With ${\cal T^{-1}}$ being reverse time ordering and $a(t)$ being any operator (or matrix):
Is ${\cal T^{-1}}\exp\left[\int_0^ta^{\dagger}(t')dt'\right]{\cal T}\exp\left[-\int_0^ta(t')dt'\right]$ equal to
${\cal T}\exp\left[\int_0^ta^{\dagger}(t')-a(t')dt'\right]$? (Time ordering disappear or not? It is wrong if $[a^{\dagger}(t),a(t)] = 0$ is not satisfied?)

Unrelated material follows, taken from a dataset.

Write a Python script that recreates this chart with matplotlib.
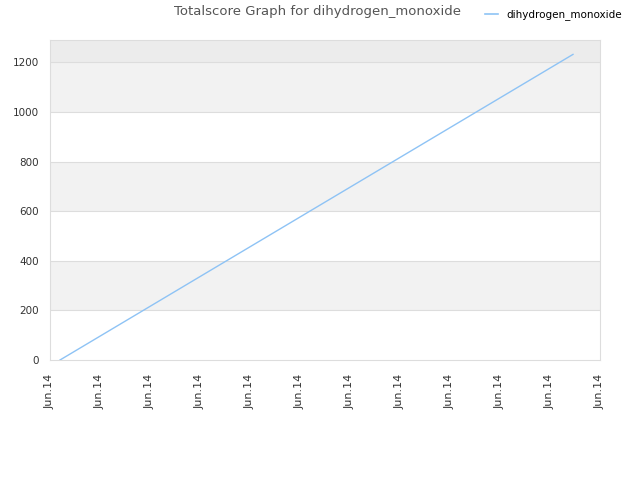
import matplotlib
matplotlib.use("Agg")
import matplotlib.pyplot as plt
from matplotlib.lines import Line2D

series_name = "dihydrogen_monoxide"
x_vals = [0.2, 10.46]
y_vals = [0, 1232]
x_tick_labels = ["Jun.14"] * 12
y_ticks = [0, 200, 400, 600, 800, 1000, 1200]

fig = plt.figure(figsize=(6.4, 4.8), dpi=100)
ax = fig.add_axes([50/640, 1 - 360/480, 550/640, 320/480])
ax.set_xlim(0, 11)
ax.set_ylim(0, 1290)

# alternating bands
bands = [(200, 400), (600, 800), (1000, 1200)]
for lo, hi in bands:
    ax.axhspan(lo, hi, color="#f2f2f2", zorder=0, lw=0)
ax.axhspan(1200, 1290, color="#ececec", zorder=0, lw=0)
for yt in y_ticks[1:]:
    ax.axhline(yt, color="#dddddd", lw=0.8, zorder=1)

ax.plot(x_vals, y_vals, color="#8ec3f5", lw=1.0, zorder=3)

ax.set_xticks(range(12))
ax.set_xticklabels(x_tick_labels, rotation=90, fontsize=8, color="#333333")
ax.set_yticks(y_ticks)
ax.set_yticklabels([str(v) for v in y_ticks], fontsize=7.5, color="#333333")
ax.tick_params(axis="x", length=0, pad=10)
ax.tick_params(axis="y", length=0, pad=8)
for s in ax.spines.values():
    s.set_color("#dddddd")
    s.set_linewidth(0.8)

fig.text(318/640, 1 - 12/480, "Totalscore Graph for dihydrogen_monoxide",
         ha="center", va="center", fontsize=9.5, color="#555555")
fig.legend(handles=[Line2D([], [], color="#8ec3f5", lw=1.2)], labels=[series_name],
           loc="center left", bbox_to_anchor=(476/640, 1 - 15/480), frameon=False,
           fontsize=7.5, handlelength=1.2, handletextpad=0.8)

fig.savefig("out.png", dpi=100)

How can I simplify it further?
I know that \begin{align} {\cal T}\exp\left[-\int_0^ta(t')dt'\right] &= I - \int_{0}^{t} dt' a(t') + \left(-\right)^2 \frac{1}{2} \mathcal{T}\left(\int_{0}^{t} dt' a(t')\right)^2 \\& \quad + \left(-\right)^3 \mathcal{T}\left(\frac{1}{3!}\left(\int_{0}^{t} dt' a(t')\right)^3\right) \cdots \\ & = I - \int_{0}^{t}dt' a(t') + \left(-\right)^2 \int_{0}^{t}dt' \int_{0}^{t'}dt'' a(t') a(t'') \\ & \quad + \left(-\right)^3 \int_{0}^{t}dt' \int_{0}^{t'}dt'' \int_{0}^{t''}dt''' a(t') a(t'') a(t''') +\cdots \end{align}
It involves many terms and I do not see them cancel out when calculating the product.